- **TASK DESCRIPTION**:
Nothing but the lines from the line with "Write the Bokeh code for this chart." to the line with "from bokeh.resources import INLINE", both included, is to be repeated, and those exactly. Leave out the pictures.

- **LISTED RECORDS**:

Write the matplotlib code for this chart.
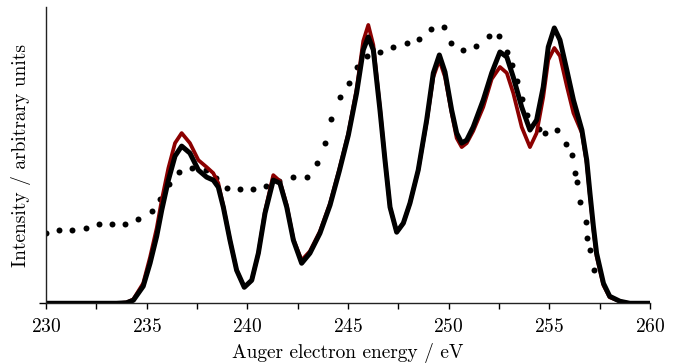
import matplotlib
matplotlib.use("Agg")
import matplotlib.pyplot as plt
from matplotlib.ticker import MultipleLocator

plt.rcParams['font.family'] = ['cmr10', 'DejaVu Serif']
plt.rcParams['axes.formatter.use_mathtext'] = True
plt.rcParams['mathtext.fontset'] = 'cm'

# Auger electron energy (eV) for the calculated spectra
energy = [230, 233.5, 234.0, 234.34, 234.83, 235.17, 235.5, 235.75, 236.08, 236.41,
          236.74, 237.15, 237.57, 237.98, 238.31, 238.56, 238.81, 239.14, 239.47, 239.85,
          240.22, 240.55, 240.88, 241.29, 241.62, 241.96, 242.29, 242.70, 243.11, 243.61,
          244.11, 244.57, 245.02, 245.43, 245.76, 246.01, 246.26, 246.59, 246.84, 247.09,
          247.42, 247.75, 248.08, 248.49, 248.91, 249.24, 249.54, 249.82, 250.15, 250.40,
          250.65, 250.90, 251.22, 251.72, 252.14, 252.55, 252.89, 253.21, 253.63, 254.04,
          254.37, 254.70, 254.95, 255.25, 255.53, 255.87, 256.20, 256.62, 256.86, 257.02,
          257.19, 257.35, 257.69, 258.0, 258.51, 259.0, 260.0]

# black calculated spectrum
calc_black = [0, 0, 0.5, 3, 17, 40, 67, 93, 123, 147,
              157, 150, 133, 126, 123, 116, 96, 63, 33, 16,
              23, 50, 90, 123, 120, 96, 63, 40, 50, 70,
              98, 132, 168, 210, 253, 266, 253, 193, 143, 96,
              71, 80, 100, 133, 183, 230, 248, 231, 193, 170,
              160, 163, 176, 203, 230, 251, 246, 226, 196, 173,
              183, 216, 256, 275, 263, 233, 203, 173, 143, 110,
              77, 50, 20, 7, 2, 0, 0]

# dark red calculated spectrum
calc_red = [0, 0, 0.8, 4, 20, 46, 75, 103, 135, 160,
            170, 160, 143, 136, 130, 120, 97, 63, 33, 16,
            23, 50, 92, 128, 122, 98, 64, 43, 52, 72,
            100, 134, 170, 214, 262, 278, 258, 195, 143, 96,
            71, 80, 100, 133, 181, 226, 243, 226, 190, 165,
            156, 160, 172, 196, 224, 236, 230, 210, 176, 156,
            170, 206, 243, 255, 247, 217, 190, 170, 140, 107,
            74, 47, 18, 6, 2, 0, 0]

# experimental spectrum (dots)
exp_energy = [230.0, 230.66, 231.31, 231.97, 232.62, 233.26, 233.91, 234.55, 235.25, 235.68,
              236.11, 236.61, 237.27, 237.93, 238.45, 239.0, 239.65, 240.30, 240.93, 241.59,
              242.25, 242.97, 243.46, 243.88, 244.17, 244.60, 245.07, 245.43, 245.93, 246.59,
              247.25, 247.92, 248.55, 249.11, 249.77, 250.10, 250.70, 251.36, 252.01, 252.52,
              252.89, 253.15, 253.38, 253.65, 253.91, 254.49, 254.77, 255.37, 255.85, 256.11,
              256.28, 256.39, 256.54, 256.83, 256.89, 257.02, 257.21]
exp_int = [70, 73, 73, 75, 79, 79, 79, 84, 92, 104,
           119, 131, 135, 133, 125, 115, 114, 114, 117, 122,
           126, 126, 140, 160, 184, 206, 220, 236, 247, 251,
           256, 260, 264, 274, 276, 260, 253, 257, 267, 267,
           251, 238, 222, 204, 188, 174, 170, 173, 159, 148,
           130, 121, 101, 81, 65, 53, 33]

fig = plt.figure(figsize=(6.8, 3.64), dpi=100)
ax = fig.add_axes([0.0676, 0.1668, 0.8882, 0.8142])

ax.plot(exp_energy, exp_int, linestyle='none', marker='o', markersize=4.3,
        color='black', markeredgewidth=0)
ax.plot(energy, calc_red, color='#8b0000', linewidth=2.7, solid_joinstyle='round')
ax.plot(energy, calc_black, color='black', linewidth=3.6, solid_joinstyle='round')

ax.set_xlim(230, 260)
ax.set_ylim(0, 296)
ax.xaxis.set_major_locator(MultipleLocator(5))
ax.xaxis.set_minor_locator(MultipleLocator(2.5))
ax.set_yticks([0])
ax.set_yticklabels([])
ax.tick_params(axis='x', which='both', direction='out', length=4, width=1.0,
               labelsize=14, pad=6.5)
ax.tick_params(axis='y', direction='out', length=5, width=1.0)
for s in ['top', 'right']:
    ax.spines[s].set_visible(False)
for s in ['left', 'bottom']:
    ax.spines[s].set_linewidth(1.0)
    ax.spines[s].set_color('#222222')

ax.set_xlabel('Auger electron energy / eV', fontsize=14, labelpad=5)
ax.set_ylabel('Intensity / arbitrary units', fontsize=14, labelpad=2)

fig.savefig('out.png', dpi=100)
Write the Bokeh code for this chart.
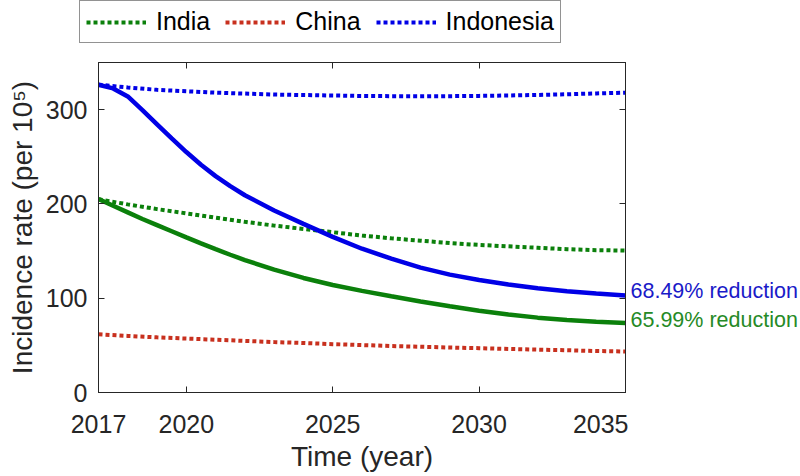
from bokeh.plotting import figure
from bokeh.models import FixedTicker, LinearAxis, Legend, LegendItem, Label, Range1d
from bokeh.layouts import column, row
from bokeh.embed import file_html
from bokeh.resources import INLINE

years = list(range(2017, 2036))
years_int = [2017, 2017.5, 2018, 2018.5, 2019, 2019.5, 2020, 2020.5, 2021, 2021.5] + list(range(2022, 2036))
india_base = [205, 199.5, 194.5, 190, 185.5, 181, 177, 173.5, 170, 166.5,
              163.5, 161, 158.5, 156.5, 155, 153.5, 152, 151, 150.5]
china_base = [61.7, 60, 58.5, 57.2, 56, 54.7, 53.5, 52.5, 51.3, 50.3,
              49.3, 48.5, 47.7, 47, 46.2, 45.5, 44.8, 44, 43.5]
indonesia_base = [326.5, 323.5, 321, 319.5, 318, 317, 316, 315.5, 315, 314.5,
                  314.3, 314.2, 314.3, 314.6, 315, 315.6, 316.3, 317.2, 318]
india_int = [205.3, 198, 191, 184, 177.5, 171, 164.5, 158.2, 152, 146.1,
             140.5, 130.3, 121.5, 114, 107.8, 102, 96.6, 91.5, 86.8, 82.7, 79.4, 76.8, 75, 73.7]
indonesia_int = [326.4, 322.5, 314, 299.5, 284.5, 269.5, 255, 241.5, 229.5, 218.8,
                 209.2, 193.1, 178.8, 165, 152.5, 142, 132.5, 125, 119.3, 114.5, 110.5, 107.3, 104.9, 103]
x_ticks = [2017, 2020, 2025, 2030, 2035]
y_ticks = [0, 100, 200, 300]
legend_labels = ["India", "China", "Indonesia"]
reduction_labels = ["68.49% reduction", "65.99% reduction"]

FONT = "Liberation Sans"
AX = "#262626"
GREEN = "#0b800b"
RED = "#c8301e"
BLUE = "#0000e6"
DOT = dict(line_width=4, line_dash="4 3")

# ---- main chart ----
p = figure(width=628, height=422, output_backend="svg", toolbar_location=None,
           x_range=Range1d(2017, 2035), y_range=Range1d(0, 350),
           min_border_left=98, min_border_right=3, min_border_top=8, min_border_bottom=84)
p.xgrid.visible = False
p.ygrid.visible = False
p.outline_line_color = AX
p.outline_line_width = 1
p.background_fill_color = "white"
p.border_fill_color = "white"

p.line(years, india_base, line_color=GREEN, **DOT)
p.line(years, china_base, line_color=RED, **DOT)
p.line(years, indonesia_base, line_color=BLUE, **DOT)
p.line(years_int, india_int, line_color=GREEN, line_width=4.5)
p.line(years_int, indonesia_int, line_color=BLUE, line_width=4.5)

def style_axis(ax, show_labels=True):
    ax.axis_line_color = AX
    ax.major_tick_line_color = AX
    ax.major_tick_in = 6
    ax.major_tick_out = 0
    ax.minor_tick_line_color = None
    ax.major_label_text_font = FONT
    ax.major_label_text_font_size = "25px" if show_labels else "1px"
    ax.major_label_text_color = AX if show_labels else None
    ax.axis_label_text_font = FONT
    ax.axis_label_text_font_size = "28px"
    ax.axis_label_text_font_style = "normal"
    ax.axis_label_text_color = AX
    if not show_labels:
        ax.major_label_standoff = 0

xa = p.xaxis[0]
xa.ticker = FixedTicker(ticks=x_ticks)
style_axis(xa)
xa.major_label_standoff = 22
xa.axis_label = "Time (year)"
xa.axis_label_standoff = 5

ya = p.yaxis[0]
ya.ticker = FixedTicker(ticks=y_ticks)
style_axis(ya)
ya.major_label_standoff = 11
ya.axis_label = "Incidence rate (per 10\u2075)"
ya.axis_label_standoff = 5

top = LinearAxis(ticker=FixedTicker(ticks=x_ticks))
style_axis(top, show_labels=False)
p.add_layout(top, "above")

right = LinearAxis(ticker=FixedTicker(ticks=y_ticks))
style_axis(right, show_labels=False)
p.add_layout(right, "right")

# ---- end-of-line annotations (panel to the right, shared y scale) ----
pr = figure(width=172, height=422, output_backend="svg", toolbar_location=None,
            x_range=Range1d(0, 1), y_range=p.y_range, x_axis_type=None, y_axis_type=None,
            min_border_left=0, min_border_right=0, min_border_top=8, min_border_bottom=84)
pr.xgrid.visible = False
pr.ygrid.visible = False
pr.outline_line_color = None
pr.border_fill_color = "white"
pr.add_layout(Label(x=2, x_units="screen", y=indonesia_int[-1], text=reduction_labels[0], y_offset=4,
                    text_baseline="middle", text_font=FONT, text_font_size="21.5px", text_color="#1a1ac8"))
pr.add_layout(Label(x=2, x_units="screen", y=india_int[-1], text=reduction_labels[1], y_offset=3,
                    text_baseline="middle", text_font=FONT, text_font_size="21.5px", text_color="#268a26"))

# ---- legend strip above (its lines lie outside its own view; only the key shows) ----
pl = figure(width=800, height=54, output_backend="svg", toolbar_location=None,
            x_range=Range1d(2017, 2035), y_range=Range1d(1000, 1001), x_axis_type=None, y_axis_type=None,
            min_border=0)
pl.xgrid.visible = False
pl.ygrid.visible = False
pl.outline_line_color = None
pl.border_fill_color = "white"
l_india = pl.line(years, india_base, line_color=GREEN, **DOT)
l_china = pl.line(years, china_base, line_color=RED, **DOT)
l_indo = pl.line(years, indonesia_base, line_color=BLUE, **DOT)
legend = Legend(items=[LegendItem(label=legend_labels[0], renderers=[l_india]),
                       LegendItem(label=legend_labels[1], renderers=[l_china]),
                       LegendItem(label=legend_labels[2], renderers=[l_indo])],
                orientation="horizontal", location=(79, 11))
legend.label_text_font = FONT
legend.label_text_font_size = "25px"
legend.label_text_color = "black"
legend.glyph_width = 60
legend.label_standoff = 10
legend.spacing = 15
legend.padding = 6
legend.margin = 0
legend.border_line_color = AX
legend.border_line_width = 1
legend.background_fill_color = "white"
legend.background_fill_alpha = 1
pl.add_layout(legend, "center")

layout = column(pl, row(p, pr, spacing=0), spacing=0)
open("out.html", "w").write(file_html(layout, INLINE))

- **RESPONSE TO THIS EXERCISE**:
Write the Bokeh code for this chart.
from bokeh.plotting import figure
from bokeh.models import FixedTicker, LinearAxis, Legend, LegendItem, Label, Range1d
from bokeh.layouts import column, row
from bokeh.embed import file_html
from bokeh.resources import INLINE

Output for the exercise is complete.